Living with migraines
It signals the start of a race that's familiar to Sky Bauman and Carol Cabanillas, as well.
Sometimes Bauman is sitting in his office and feels a sharp pain over one eye. Other times, he sees faint little zigzag lines or spots in the air, "almost like the kind of interference you see on TV."
Cabanillas is a marathon runner, but when she gets a sudden sharp pain in her left temple or eye, she knows she's starting a different kind of race.
Each of them has a very few minutes to take medications or start healing rituals that will ward off a migraine. And some people who suffer the debilitating condition might consider themselves the lucky ones. They, at least sometimes, experience "auras" visual or other signals that precede a devastating headache. On the other hand, most migraine sufferers about 85 percent have the "common" type, rather than the "classic" migraine.
Those strike without warning.
An estimated 30 million Americans, three-fourths of them female, suffer from migraines, according to the American Council for Headache Education. The tendency runs in families, and symptoms often begin in childhood, although a young child may have abdominal pain and nausea rather than headache, which will come when he's older.
The American Academy of Neurologists says that 3 percent of preschool children, up to 11 percent of elementary-age children and as many as 23 percent of teens have migraines.
Headache is just one symptom of migraine, though sufferers often say it's the most memorable one. In fact, intensity is one way to diagnose migraine, says Susan Baggaley, a nurse practitioner in the University of Utah Department of Neurology. "A tension headache doesn't keep you from activities. One important element clinically is the amount of lost activity, of lost time, of disability. If you can't do anything, you are probably having a migraine."
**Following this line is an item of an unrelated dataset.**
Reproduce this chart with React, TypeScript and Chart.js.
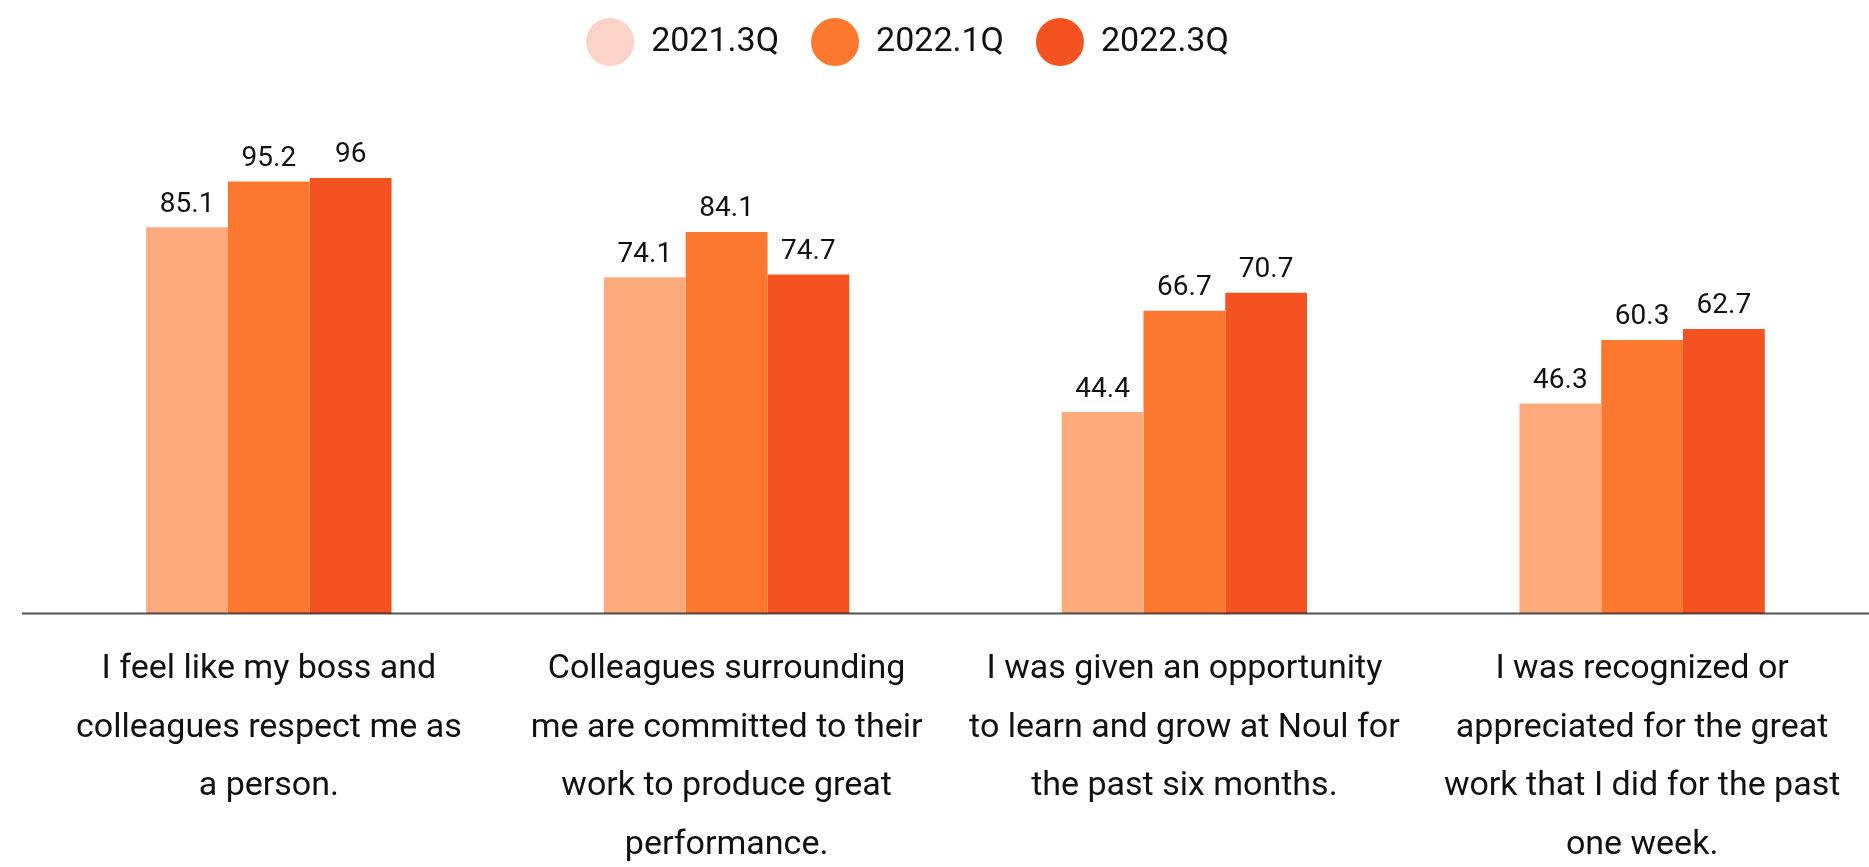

Not all experts agree on what causes migraine. The traditional view was the blood vessels tightened, narrowing the flow of blood to the brain, and that caused the auras, if there were any. When the vessels dilated again, the pain began.
More recently, researchers have begun to believe that the brain may actually be causing the problem, although it's not as well-defined. A neurologist at Albert Einstein College of Medicine in New York told FDA Consumer magazine earlier this month that changes in the brain may trigger the blood-flow changes. And brain chemicals and the channels in nerve cells that determine the movement of minerals across them may contribute. There's no question that the vessels dilate and constrict in the process. But whether that's the cause is uncertain.